Heute morgen brachen wir in Ryzyna auf, während zeitgleich eine Hochzeitsgesellschaft eintrudelte. Gestern wurde bereits der große Ballsaal gerichtet, wie wir bei unseren Erkundungen sahen.
Wir fuhren diesmal eine entspannte Strecke zum nächsten Ziel, schlicht die Fernverkehrsstraße entlang, ohne Irrfahrten über die Dörfer. Wir hielten einmal kurz, um eine Klosterkirche anzuschauen, und dann ging es weiter. Was auffiel: Polen prosperiert. Überall neue Straßen und nagelneue Einfamilienhäuser. Voriges Jahr in Niederschlesien schien bei weitem nicht so. Die Frage ist, ob das ein allgemeines Wachstum des letzten Jahres ist oder speziell Großpolen betrifft, wo die Bevölkerung seit Generationen ansässig ist und nicht wie in Schlesien aus armen und ungelittenen Polen besteht, die dorthin in die Häuser der Deutschen verpflanzt und lange Zeit nicht richtig heimisch wurden.
Die Fahrt über Land erinnerte mich an den Aufbau Ost in Sachsen-Anhalt in den späten 90ern.
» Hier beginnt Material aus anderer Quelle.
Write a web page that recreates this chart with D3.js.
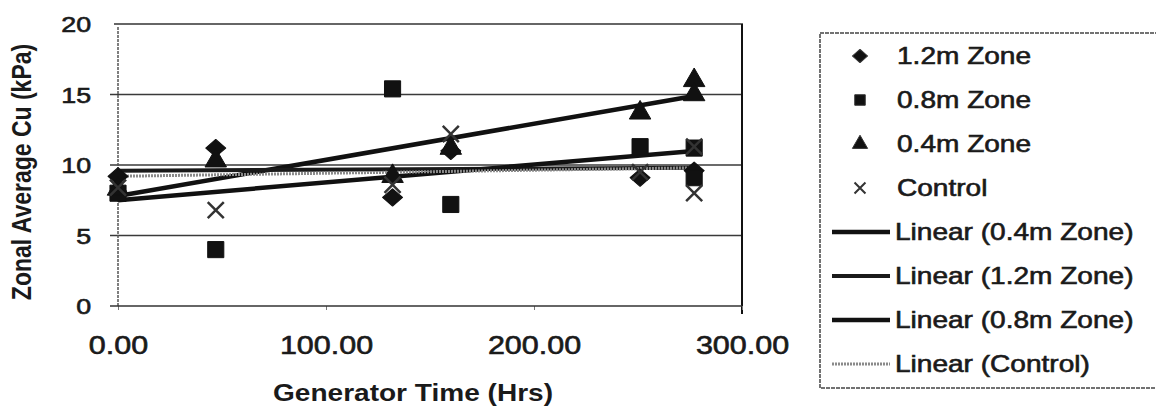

Neue Gehwege, Autos, Straßenbeleuchtungen, Denkmalrestaurierungen, Häuser etc. Erst kommen die Baumarktsanierungen der Hausbesitzer, ein paar Jahre später die Häuslebauer auf der grünen Wiese, flankiert von Möbelmärkten in Scheunen und alten Kaufhallen.
Waren es voriges Jahr im Hirschberger Tal pro Ort nur ein oder zwei „Biznesmeni“, die sich ein Haus mit Säulen am Eingang und einen schmiedeeisernen Zaun mit Steinpfeilern hinbauten, sind es diesem Jahr und in Großpolen viele.
Komisch ist, dass gerade in den Boomgegenden keine sichtbare Industrie vorhanden scheint. Die ist in Ecken, die wesentlich bescheidener daherkommen. Ist die Verwaltung und der öffentliche Dienst erst einmal schneller am Geldtopf?
In Jarocyn bzw. Witaszyce, wo wir letztlich abstiegen, sind eine Ziegelei, eine Stahl- und eine Zuckerfabrik und der Laden, der garantiert, dass wir in Berlin auch morgen noch kräftig grillen können. Die Leute wohnen trotzdem bescheidener. Das ist sonderbar.
Das Gutshaus in Witaszyce ist ein sonderbarer Stilmix, mal kommt es barock, mal klassizistisch daher und im Grunde ist es sicher zu Geld gekommene Gründerzeit. Der Gutshof wird von der Straße zwischen Katowice und Poznan durchschnitten, auf der anderen Seite liegen noch die Kirche, Personalgebäude und der Pferdestall. Die Wände sind meterdick, überall gibts ionische Säulen (die muss es hier mal im Dutzend billiger gegeben haben) und im Garten steht ein Panzerwagen (SPW 70???)
und daneben der Eingang zu einem Atombunker
und eine Gulaschkanone hat sich in die Büsche geschlagen. Im Nebenhaus gibt es ein Museum mit Dioramen zu den Napoleonischen Kriegen. Hier hatte wohl mal ein militärbegeisterter, etwas paranoider Funktionär das Sagen.
Unser Zimmer ist gar fürchterlich repräsentativ und stilvoll
aber leider auch fürchterlich dunkel und ziemlich straßenlaut, denn die Herrschaften wollten früher schließlich auf den riesigen Balkon treten und den Überblick haben, wer gerade geritten kommt. Außerdem bin ich jetzt endgültig von dem Gedanken geheilt, dass dunkle Wände toll sind. Sobald die Sonne weg ist, machen sie nur depressiv.
Unten tobt eine Geburtstagsgesellschaft und man hatte uns das Essen auf das Zimmer gebracht, Schweinsgebratenes mit Pilzen und Zwiebeln, dazu Kartoffelbrei und Gemüse. Sehr lecker.
Morgen ziehen wir nach Besichtigung des Museums weiter und machen dann das Schnösel-Kontrastprogramm im neusanieren Gutshaus zwei Dörfer weiter.